Entries with chart source code:
**********

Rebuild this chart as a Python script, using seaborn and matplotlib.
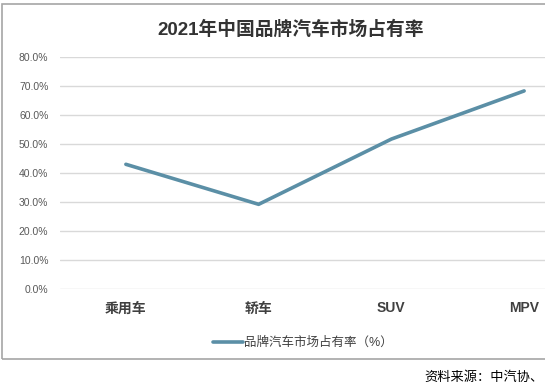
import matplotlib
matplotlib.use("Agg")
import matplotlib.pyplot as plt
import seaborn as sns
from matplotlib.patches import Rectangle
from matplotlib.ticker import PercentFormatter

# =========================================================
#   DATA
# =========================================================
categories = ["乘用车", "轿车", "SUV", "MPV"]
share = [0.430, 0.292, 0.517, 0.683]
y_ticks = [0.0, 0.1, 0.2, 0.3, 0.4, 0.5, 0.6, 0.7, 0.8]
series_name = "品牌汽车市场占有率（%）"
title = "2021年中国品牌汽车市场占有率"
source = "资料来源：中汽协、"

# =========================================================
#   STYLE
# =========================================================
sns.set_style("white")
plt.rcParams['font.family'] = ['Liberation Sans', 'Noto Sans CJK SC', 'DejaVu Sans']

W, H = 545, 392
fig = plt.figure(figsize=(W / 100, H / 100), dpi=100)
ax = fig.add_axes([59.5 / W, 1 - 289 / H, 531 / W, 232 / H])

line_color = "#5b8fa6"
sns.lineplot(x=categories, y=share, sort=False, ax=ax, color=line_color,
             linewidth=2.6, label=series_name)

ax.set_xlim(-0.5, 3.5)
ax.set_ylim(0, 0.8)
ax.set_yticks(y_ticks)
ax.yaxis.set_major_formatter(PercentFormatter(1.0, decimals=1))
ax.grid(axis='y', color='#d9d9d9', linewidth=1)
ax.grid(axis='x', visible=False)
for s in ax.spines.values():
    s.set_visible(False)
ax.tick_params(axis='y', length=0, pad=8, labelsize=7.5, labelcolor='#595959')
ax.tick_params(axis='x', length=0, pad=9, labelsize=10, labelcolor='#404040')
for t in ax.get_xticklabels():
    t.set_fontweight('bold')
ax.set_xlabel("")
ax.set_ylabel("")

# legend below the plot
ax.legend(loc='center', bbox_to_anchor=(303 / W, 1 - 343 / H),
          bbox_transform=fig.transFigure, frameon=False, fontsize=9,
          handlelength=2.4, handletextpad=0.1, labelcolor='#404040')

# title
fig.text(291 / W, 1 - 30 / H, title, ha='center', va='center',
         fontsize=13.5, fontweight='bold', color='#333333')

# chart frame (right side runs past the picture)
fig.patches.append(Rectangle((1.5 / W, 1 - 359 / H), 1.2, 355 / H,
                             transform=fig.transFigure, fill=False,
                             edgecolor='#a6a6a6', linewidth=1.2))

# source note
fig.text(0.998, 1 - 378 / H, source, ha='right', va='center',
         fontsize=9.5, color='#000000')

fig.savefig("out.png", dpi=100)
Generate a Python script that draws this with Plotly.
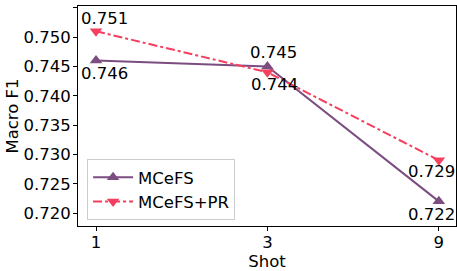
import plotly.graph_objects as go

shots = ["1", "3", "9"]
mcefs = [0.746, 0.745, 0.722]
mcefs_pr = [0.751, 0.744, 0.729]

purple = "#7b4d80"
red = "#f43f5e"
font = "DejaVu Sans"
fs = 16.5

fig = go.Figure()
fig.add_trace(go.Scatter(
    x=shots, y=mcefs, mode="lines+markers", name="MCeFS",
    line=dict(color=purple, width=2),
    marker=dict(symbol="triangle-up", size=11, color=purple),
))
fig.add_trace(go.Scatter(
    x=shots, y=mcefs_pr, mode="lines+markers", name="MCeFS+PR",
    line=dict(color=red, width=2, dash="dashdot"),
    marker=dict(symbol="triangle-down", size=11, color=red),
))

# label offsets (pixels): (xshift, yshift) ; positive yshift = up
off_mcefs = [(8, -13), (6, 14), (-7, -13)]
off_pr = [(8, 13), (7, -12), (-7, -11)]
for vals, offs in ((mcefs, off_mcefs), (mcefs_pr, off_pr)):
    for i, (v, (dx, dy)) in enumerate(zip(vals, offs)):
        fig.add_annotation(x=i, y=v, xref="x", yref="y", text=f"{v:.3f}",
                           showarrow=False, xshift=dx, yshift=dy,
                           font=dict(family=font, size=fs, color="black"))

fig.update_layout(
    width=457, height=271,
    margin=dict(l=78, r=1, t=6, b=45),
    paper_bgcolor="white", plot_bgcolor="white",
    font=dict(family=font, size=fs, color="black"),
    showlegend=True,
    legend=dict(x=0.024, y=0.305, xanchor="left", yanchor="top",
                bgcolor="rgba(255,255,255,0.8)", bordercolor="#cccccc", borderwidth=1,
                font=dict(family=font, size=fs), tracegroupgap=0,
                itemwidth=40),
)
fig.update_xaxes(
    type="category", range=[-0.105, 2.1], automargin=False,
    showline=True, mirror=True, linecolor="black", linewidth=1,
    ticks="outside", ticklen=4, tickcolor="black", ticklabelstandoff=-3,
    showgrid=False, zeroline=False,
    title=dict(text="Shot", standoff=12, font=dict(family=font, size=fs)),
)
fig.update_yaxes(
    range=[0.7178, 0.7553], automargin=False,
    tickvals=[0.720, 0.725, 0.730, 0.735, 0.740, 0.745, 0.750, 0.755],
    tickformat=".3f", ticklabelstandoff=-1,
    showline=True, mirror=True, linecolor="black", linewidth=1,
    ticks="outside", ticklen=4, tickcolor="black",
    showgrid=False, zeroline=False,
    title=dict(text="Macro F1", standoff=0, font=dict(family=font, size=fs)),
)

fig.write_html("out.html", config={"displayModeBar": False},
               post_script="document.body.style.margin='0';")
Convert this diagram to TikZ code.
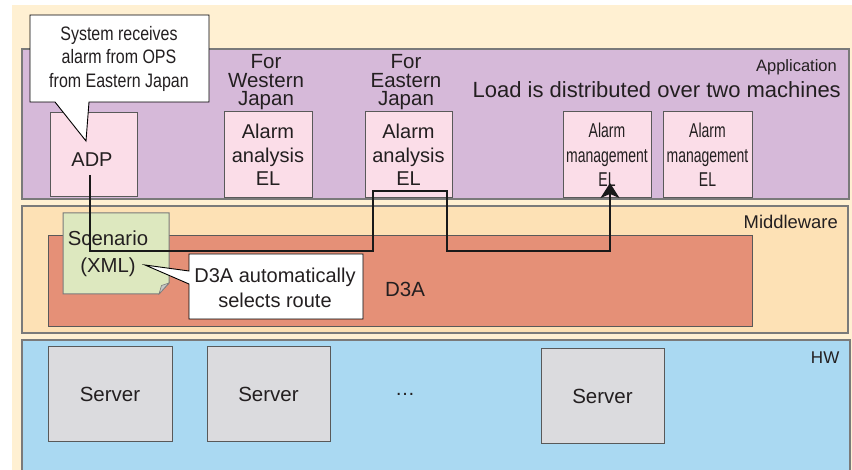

**********

- **WHAT THIS TASK INVOLVES**
Find the number of lines in which the word "seaborn" occurs, and write nothing but that number.

- **REPLY TO THE EXERCISE**
2